A fighter, matchmaker, manager and promoter, Jimmy Johnston is best known for the guiding five men to world titles -- three of which ended up in the Hall of Fame.
Johnston was born in Liverpool, England and came to the United States at the age of 12. He boxed and worked in a Jersey City foundry until the age of 28. He boxed as an amateur and pro bantamweight.
In 1912, he gave up boxing, but not the sport. Although he no longer competed in the ring, he was very much a part of the sweet science. He often leased Madison Square Garden to promote his own shows. Johnston was a colorful manager who often got more publicity than his fighters.

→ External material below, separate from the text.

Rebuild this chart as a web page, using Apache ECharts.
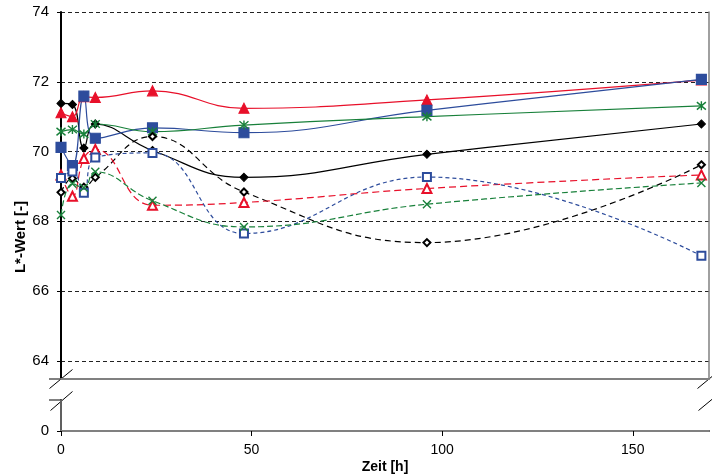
<!DOCTYPE html>
<html>
<head>
<meta charset="utf-8">
<script src="https://cdn.jsdelivr.net/npm/echarts@6/dist/echarts.min.js"></script>
<style>
html, body { margin: 0; padding: 0; background: #fff; }
#main { width: 712px; height: 475px; }
</style>
</head>
<body>
<div id="main"></div>
<script>
// Messzeitpunkte [h]
var hours = [0, 3, 6, 9, 24, 48, 96, 168];

// L*-Werte, durchgezogene Linien
var blackSolid = [71.38, 71.35, 70.1, 70.79, 70.03, 69.26, 69.92, 70.79];
var redSolid = [71.11, 71.0, 71.57, 71.55, 71.74, 71.24, 71.48, 72.05];
var blueSolid = [70.12, 69.6, 71.59, 70.38, 70.68, 70.54, 71.18, 72.07];
var greenSolid = [70.57, 70.63, 70.5, 70.79, 70.57, 70.76, 71.0, 71.31];

// L*-Werte, gestrichelte Linien
var blackDashed = [68.83, 69.23, 68.98, 69.26, 70.43, 68.84, 67.39, 69.62];
var redDashed = [69.33, 68.72, 69.8, 70.06, 68.46, 68.54, 68.94, 69.33];
var blueDashed = [69.24, 69.43, 68.82, 69.83, 69.96, 67.65, 69.27, 67.01];
var greenDashed = [68.18, 69.08, 68.96, 69.42, 68.59, 67.84, 68.49, 69.1];

var xTicks = [0, 50, 100, 150];

var BLACK = '#000000', RED = '#e8102a', BLUE = '#2d4c9c', GREEN = '#18803a';
var ASTERISK = 'path://M0,0L10,10M10,0L0,10M5,-1L5,11';
var CROSS = 'path://M0,0L10,10M10,0L0,10';

var font = 'Liberation Sans, Arial, sans-serif';

function pairs(values) {
    return hours.map(function (h, i) { return [h, values[i]]; });
}

function makeSeries(name, values, color, symbol, size, dash, lineSymbol) {
    return {
        name: name,
        type: 'line',
        xAxisIndex: 0,
        yAxisIndex: 0,
        smooth: 0.45,
        data: pairs(values),
        symbol: symbol,
        symbolSize: size,
        showSymbol: true,
        lineStyle: { color: color, width: 1.2, type: dash || 'solid' },
        itemStyle: {
            color: lineSymbol ? color : color,
            borderColor: color,
            borderWidth: lineSymbol ? 1.4 : 1.1
        },
        z: 3
    };
}

var chart = echarts.init(document.getElementById('main'));

chart.setOption({
    animation: false,
    backgroundColor: '#fff',
    textStyle: { fontFamily: font },
    grid: [
        { left: 61, right: 3, top: 12, bottom: 96 },
        { left: 61, right: 3, top: 400, bottom: 44 }
    ],
    xAxis: [
        {
            gridIndex: 0, type: 'value', min: 0, max: 170,
            axisLine: { lineStyle: { color: '#808080', width: 2 } },
            axisTick: { show: false }, axisLabel: { show: false }, splitLine: { show: false }
        },
        {
            gridIndex: 1, type: 'value', min: 0, max: 170, interval: 50,
            axisLine: { lineStyle: { color: '#000', width: 2 } },
            axisTick: { length: 5, customValues: xTicks, lineStyle: { color: '#000' } },
            axisLabel: { customValues: xTicks, color: '#000', fontSize: 14, margin: 12, fontFamily: font },
            splitLine: { show: false },
            name: 'Zeit [h]', nameLocation: 'middle', nameGap: 29,
            nameTextStyle: { color: '#000', fontWeight: 'bold', fontSize: 14, fontFamily: font }
        },
        {
            gridIndex: 1, type: 'value', min: 0, max: 170, position: 'top',
            axisLine: { lineStyle: { color: '#808080', width: 2 } },
            axisTick: { show: false }, axisLabel: { show: false }, splitLine: { show: false }
        }
    ],
    yAxis: [
        {
            gridIndex: 0, type: 'value', min: 63.48, max: 74,
            axisLine: { show: true, lineStyle: { color: '#000', width: 2 } },
            axisTick: { show: true, length: 4, lineStyle: { color: '#000' } },
            axisLabel: { color: '#000', fontSize: 15, margin: 12, showMinLabel: false, fontFamily: font },
            splitLine: { show: true, showMinLine: false, lineStyle: { color: '#222', width: 1, type: [4, 3] } }
        },
        {
            gridIndex: 0, type: 'value', min: 63.48, max: 74, position: 'right',
            axisLine: { show: true, lineStyle: { color: '#808080', width: 1.5 } },
            axisTick: { show: false }, axisLabel: { show: false }, splitLine: { show: false }
        },
        {
            gridIndex: 1, type: 'value', min: 0, max: 1, interval: 1,
            axisLine: { show: true, lineStyle: { color: '#000', width: 2 } },
            axisTick: { show: true, length: 4, customValues: [0], lineStyle: { color: '#000' } },
            axisLabel: { color: '#000', fontSize: 15, margin: 12, customValues: [0], fontFamily: font },
            splitLine: { show: false }
        },
        {
            gridIndex: 1, type: 'value', min: 0, max: 1, position: 'right',
            axisLine: { show: true, lineStyle: { color: '#808080', width: 1.5 } },
            axisTick: { show: false }, axisLabel: { show: false }, splitLine: { show: false }
        }
    ],
    graphic: [
        {
            type: 'text', left: 12, top: 237, rotation: Math.PI / 2,
            style: {
                text: 'L*-Wert [-]', fill: '#000', font: 'bold 15px ' + font,
                align: 'center', verticalAlign: 'middle'
            },
            x: 21, y: 237, left: null, top: null
        },
        // Achsenbruch
        { type: 'line', shape: { x1: 49, y1: 379, x2: 61, y2: 379 }, style: { stroke: '#808080', lineWidth: 2 } },
        { type: 'line', shape: { x1: 49, y1: 400, x2: 61, y2: 400 }, style: { stroke: '#808080', lineWidth: 2 } },
        { type: 'line', shape: { x1: 49.5, y1: 388.5, x2: 72.5, y2: 369.5 }, style: { stroke: '#000', lineWidth: 1 } },
        { type: 'line', shape: { x1: 50.5, y1: 410.5, x2: 72.5, y2: 391.5 }, style: { stroke: '#000', lineWidth: 1 } },
        { type: 'line', shape: { x1: 697.5, y1: 388.5, x2: 720.5, y2: 369.5 }, style: { stroke: '#000', lineWidth: 1 } },
        { type: 'line', shape: { x1: 698.5, y1: 410.5, x2: 721.5, y2: 391.5 }, style: { stroke: '#000', lineWidth: 1 } }
    ],
    series: [
        makeSeries('S1', blackSolid, BLACK, 'diamond', 8),
        makeSeries('S2', redSolid, RED, 'triangle', 10),
        makeSeries('S3', blueSolid, BLUE, 'rect', 10),
        makeSeries('S4', greenSolid, GREEN, ASTERISK, 9, null, true),
        makeSeries('S5', blackDashed, BLACK, 'emptyDiamond', 7, [6, 4]),
        makeSeries('S6', redDashed, RED, 'emptyTriangle', 9, [7, 4]),
        makeSeries('S7', blueDashed, BLUE, 'emptyRect', 8, [4, 3]),
        makeSeries('S8', greenDashed, GREEN, CROSS, 8, [6, 3], true)
    ]
});
</script>
</body>
</html>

He was aggressive, pugnacious and ready to fight at the slightest provocation. Fame sportswriter Damon Runyon dubbed him "The Boy Bandit of Broadway."
Johnston guided Mike McTigue (light heavyweight), Pete Latzo (welterweight) and Hall of Famers Harry Greb (middleweight), Ted Kid Lewis (welterweight) and Johnny Dundee (featherweight) to world titles. He was also partners with Charlie Harvey, who recruited fighters from England. Together, they played a role in helping Jem Driscoll (featherweight) and Owen Moran (featherweight) win world titles.
Johnston's brother, Charlie, was also a manager. Among his charges was Hall of Famer Archie Moore.